1. Bold Administration Claims and Big Numbers: What’s Being Announced
Administration and DHS statements published in late 2025 emphasize sweeping enforcement outcomes, asserting that ICE and related components have removed more than half a million noncitizens and, in some announcements, that over two million people have left the country either through formal removal or voluntary self-deportation in a compressed span [1] [5]. These claims often combine figures from multiple enforcement categories—formal ICE removals, border expulsions, and voluntary departures—into a single headline metric, producing a much larger aggregate number. The DHS messaging is tied to policy milestones and public relations goals and typically appears in end-of-year or campaign-timed releases; these statements present aggregate tallies that are not always comparable to ICE’s line-by-line removal counts [1] [5].

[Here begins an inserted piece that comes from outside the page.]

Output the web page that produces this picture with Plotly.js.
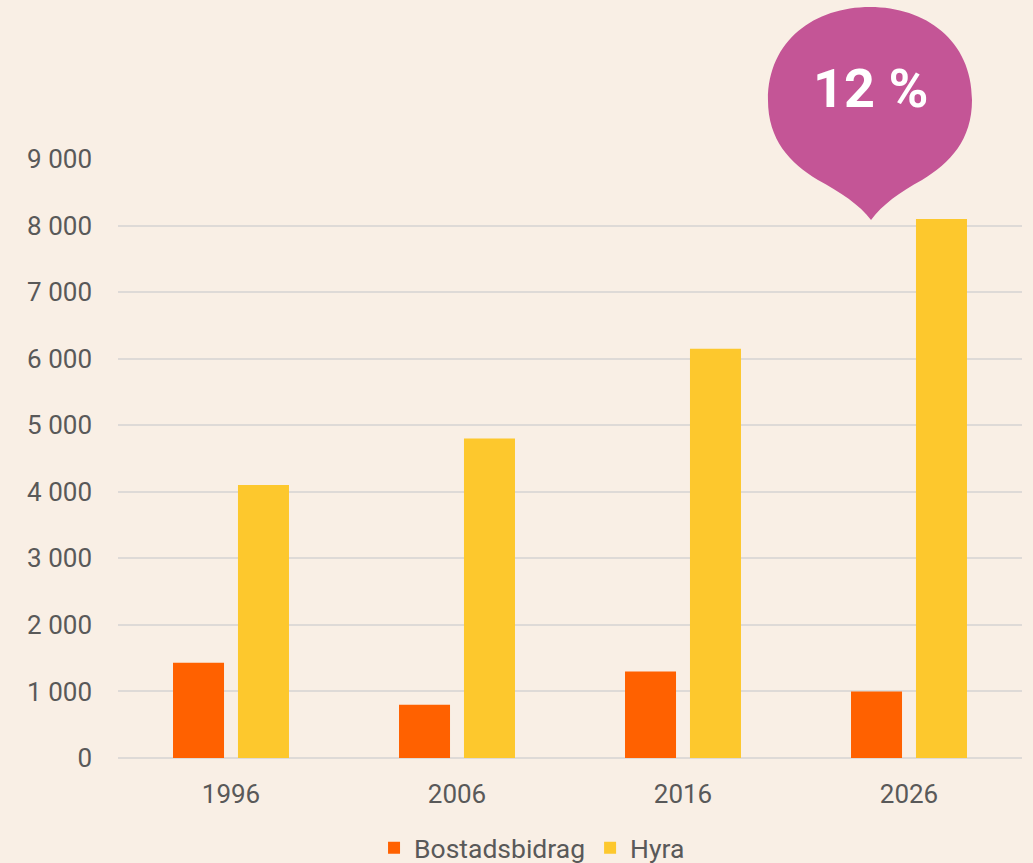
<!DOCTYPE html>
<html>
<head>
<meta charset="utf-8">
<script src="https://cdn.plot.ly/plotly-3.0.1.min.js"></script>
<style>
html,body{margin:0;padding:0;background:#F9EFE5;}
#chart{width:1033px;height:863px;}
</style>
</head>
<body>
<div id="chart"></div>
<script>
const years = ['1996', '2006', '2016', '2026'];
const bostadsbidrag = [1430, 800, 1300, 1000];
const hyra = [4100, 4800, 6150, 8100];
const tickVals = [0, 1000, 2000, 3000, 4000, 5000, 6000, 7000, 8000, 9000];
const tickText = ['0', '1 000', '2 000', '3 000', '4 000', '5 000', '6 000', '7 000', '8 000', '9 000'];
const bubbleLabel = '12 %';

const W = 1033, H = 863;
const M = {l: 118, r: 11, t: 159, b: 105, autoexpand: false};
const pw = W - M.l - M.r, ph = H - M.t - M.b;
function px(x){ return ((x - M.l) / pw).toFixed(4); }
function py(y){ return ((H - M.b - y) / ph).toFixed(4); }
function P(x, y){ return px(x) + ',' + py(y); }

const bubblePath =
  'M ' + P(871,220) +
  ' C ' + P(860,205) + ' ' + P(840,192) + ' ' + P(818,180) +
  ' C ' + P(790,163) + ' ' + P(768,140) + ' ' + P(768,100) +
  ' C ' + P(768,40) + ' ' + P(815,7) + ' ' + P(870,7) +
  ' C ' + P(925,7) + ' ' + P(972,40) + ' ' + P(972,100) +
  ' C ' + P(972,140) + ' ' + P(950,163) + ' ' + P(922,180) +
  ' C ' + P(900,192) + ' ' + P(882,205) + ' ' + P(871,220) + ' Z';

const fam = 'Roboto, "Open Sans", sans-serif';
const txtColor = '#595959';

const traces = [
  {type: 'bar', name: 'Bostadsbidrag', x: years, y: bostadsbidrag,
   marker: {color: '#FF6100'}, hoverinfo: 'skip'},
  {type: 'bar', name: 'Hyra', x: years, y: hyra,
   marker: {color: '#FDC82D'}, hoverinfo: 'skip'}
];

const layout = {
  width: W, height: H,
  margin: M,
  paper_bgcolor: '#F9EFE5',
  plot_bgcolor: '#F9EFE5',
  barmode: 'group',
  bargap: 0.425,
  bargroupgap: 0.215,
  font: {family: fam, color: txtColor, size: 26},
  showlegend: true,
  legend: {orientation: 'h', x: px(532), xanchor: 'center', y: py(848), yanchor: 'middle',
           font: {size: 26.5, color: txtColor}, bgcolor: 'rgba(0,0,0,0)'},
  xaxis: {type: 'category', showgrid: false, zeroline: false, showline: false,
          ticks: '', tickfont: {size: 26, color: txtColor}, ticklabelstandoff: 18},
  yaxis: {range: [0, 9000], tickvals: tickVals, ticktext: tickText,
          showgrid: true, gridcolor: '#DEDAD7', gridwidth: 2,
          zeroline: true, zerolinecolor: '#DEDAD7', zerolinewidth: 2,
          showline: false, ticks: '', tickfont: {size: 26, color: txtColor},
          ticklabelstandoff: 25},
  shapes: [{type: 'path', xref: 'paper', yref: 'paper', path: bubblePath,
            fillcolor: '#C45596', line: {width: 0}, layer: 'above'}],
  annotations: [{xref: 'paper', yref: 'paper', x: px(870), y: py(88),
                 text: '<b>' + bubbleLabel + '</b>', showarrow: false,
                 xanchor: 'center', yanchor: 'middle',
                 font: {family: 'Roboto, sans-serif', size: 54, color: '#FFFFFF'}}]
};

Plotly.newPlot('chart', traces, layout, {displayModeBar: false, staticPlot: true});
</script>
</body>
</html>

2. ICE’s Published Data and the “Locked” FY2025 Problem
ICE’s own enforcement and removal operations data show that historical datasets were complete only up to December 31, 2024 in many public tables, and ICE described FY2025 data as not finalized or “locked” at various points in 2025, meaning official fiscal-year totals were not available for independent verification at those times [4] [7]. Independent projects that compile deportation data reported partial tallies—one project reported about 528,000 removals as of late July 2025—but explicitly noted these numbers did not cover the entire FY2025 timeframe [3]. The distinction between provisional tallies and final counts is crucial because ongoing case closures, appeals, and data reconciliation can materially change published totals.
3. The “Self-Deportation” Factor and How It Inflates Headlines
Several administration claims include large numbers labeled as “self-deportations” or voluntary departures, often presented alongside formal ICE removals to produce totals like two million people out of the country [5] [2]. These voluntary departures are not the same as ICE removals: they can include people who left under varied pressures, Title 42 expulsions, inadmissible encounters at ports of entry, or other DHS processes that are not single-source ICE deportations. Combining these categories without clear attribution produces apples-to-oranges totals that inflate perceived ICE removal performance versus what ICE’s enforcement records alone would show [5] [2].
4. Independent Compilations, Timing, and Methodological Gaps
Third-party compilations and media summaries have produced intermediate estimates—some citing roughly 400,000 formal removals by September 2025, with additional voluntary departures bringing totals higher [2] [3]. These compilations rely on press releases, DHS briefings, and partial ICE tables; they often caution about incomplete reporting windows and differing definitions. Where DHS releases aggregated tallies quickly, outside researchers have flagged a lack of transparent methodology and source breakdowns, making it difficult to reconcile headline claims with case-level removal records. The result is a landscape where multiple plausible numbers coexist, tied to differing definitions and reporting cutoffs [6] [3].
5. Bottom Line: What Can Be Stated as Fact and What Remains Unresolved
Factually, public DHS and allied administration releases assert hundreds of thousands of removals in FY2025, and some communications aggregate voluntary departures to claim over two million people left the United States over months in 2025 [1] [5]. Independent datasets and ICE’s official tables indicate partial removal tallies around 528,000 by mid-2025 but emphasize that FY2025 totals were not finalized and that “removed” vs. “self-deported” are distinct categories [3] [4]. The unresolved elements are the final, reconciled FY2025 ICE removal count, the exact composition of administration “aggregate” figures, and the transparent methodology behind voluntary-departure tallies. To reach a definitive number, wait for ICE’s finalized, locked FY2025 Enforcement and Removal Operations tables and for DHS to publish a clear breakdown of categories that went into its aggregated totals [4] [6] [5].